Inside the assessment room you will find the following:
- Blood pressure cuff
- Hand sanitizer
- Other station props related to the station scenario for examinee use or comment
- Standardized client
*A standardized client is an individual trained to replicate a client’s signs and symptoms in a reliable and consistent manner. Treat them as you would a real client in a real clinical environment.
Two minutes of reading time
On the wall outside each clinical station there is a written statement (examinee instructions) that may include the following information:
- Client’s name
- Client’s age
- Location of where the scenario is taking place (i.e., office, clinic, emergency room)
- Task you are being asked to perform (i.e., physical examination, history taking, etc.)
Examinees will have two minutes to read the instructions outside the stations and make notes in their booklet (provided). An announcement will be made to let examinees know when they can enter the station. The examinee instructions will also be available in the exam room.
Seven minutes of total interaction time with the standardized client.
After the starting announcement, examinees will have seven minutes to interact with the standardized client and complete the required task(s) listed on the examinee instructions.
During the client encounter, examinees may be assessed on the following:
- Health history and data collection
- Physical assessment
- Implementation of care strategies
- Responsibility and integrity
- Collaboration with the client
A standardized client is an individual trained to replicate a client’s signs and symptoms in a reliable and consistent manner. Treat them as you would a real client in a real clinical environment.
Examinees are required to explain to the station examiner exactly what they are doing during the assessment of the client. Remain focused and don’t forget that the examiner will be scoring your clinical skills and process. Successful examinees will be able to demonstrate their clinical ability with the client in a natural, focused, professional manner.
Examiners may move around the room to get the best view while you demonstrate your skills. Examiners may also provide information to examinees such as blood pressure results or vital signs if they are directed to do so on their scoring sheet and only after the examinee has initiated the examination maneuver.
At the six-minute mark, examinees will hear an announcement indicating that they have one minute remaining with the standardized client. This is a good time to provide a summary of the points covered with the client.
The client encounter is followed by a structured oral interview during which the examiner may ask up to four questions about the presenting case. During this time, the standardized client will no longer engage with the examinee.
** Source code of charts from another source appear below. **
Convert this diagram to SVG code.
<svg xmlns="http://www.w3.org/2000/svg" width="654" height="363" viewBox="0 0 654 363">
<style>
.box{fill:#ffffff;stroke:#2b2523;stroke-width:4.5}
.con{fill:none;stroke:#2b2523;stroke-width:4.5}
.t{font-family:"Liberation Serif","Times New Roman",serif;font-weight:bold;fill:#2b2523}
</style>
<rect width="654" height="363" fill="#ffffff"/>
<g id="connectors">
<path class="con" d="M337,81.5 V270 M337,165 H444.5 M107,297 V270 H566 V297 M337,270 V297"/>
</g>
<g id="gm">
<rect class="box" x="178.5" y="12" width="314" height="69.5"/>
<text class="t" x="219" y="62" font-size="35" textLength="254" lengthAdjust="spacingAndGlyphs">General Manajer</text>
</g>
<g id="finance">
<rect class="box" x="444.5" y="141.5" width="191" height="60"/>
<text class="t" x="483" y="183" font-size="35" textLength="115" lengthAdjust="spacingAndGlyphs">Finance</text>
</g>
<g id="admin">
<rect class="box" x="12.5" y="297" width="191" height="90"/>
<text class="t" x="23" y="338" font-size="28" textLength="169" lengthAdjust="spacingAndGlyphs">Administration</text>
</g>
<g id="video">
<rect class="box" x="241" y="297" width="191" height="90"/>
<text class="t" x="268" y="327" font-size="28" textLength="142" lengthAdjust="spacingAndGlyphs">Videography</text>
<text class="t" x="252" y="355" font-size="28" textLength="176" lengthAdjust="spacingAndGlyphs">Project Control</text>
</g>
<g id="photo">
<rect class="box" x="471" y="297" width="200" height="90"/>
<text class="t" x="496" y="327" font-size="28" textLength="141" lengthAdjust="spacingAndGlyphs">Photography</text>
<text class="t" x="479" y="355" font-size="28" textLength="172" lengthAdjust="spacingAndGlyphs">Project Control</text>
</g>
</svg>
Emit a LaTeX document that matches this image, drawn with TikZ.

During the examiner oral questions, examinees will be assessed on the following:
- Analysis and interpretation of findings
- Nursing care plan development
- Evaluation and monitoring of care
- Collaboration with the health care team
- Ethical safety/advocacy
- Legal obligations
Exit and proceed to the next station.
An announcement will be made to indicate when time is up. Examinees will be asked to leave the station immediately, move to the next station and begin reading the examinee instructions. Examinees are not allowed to enter or leave a station before they are told to do so.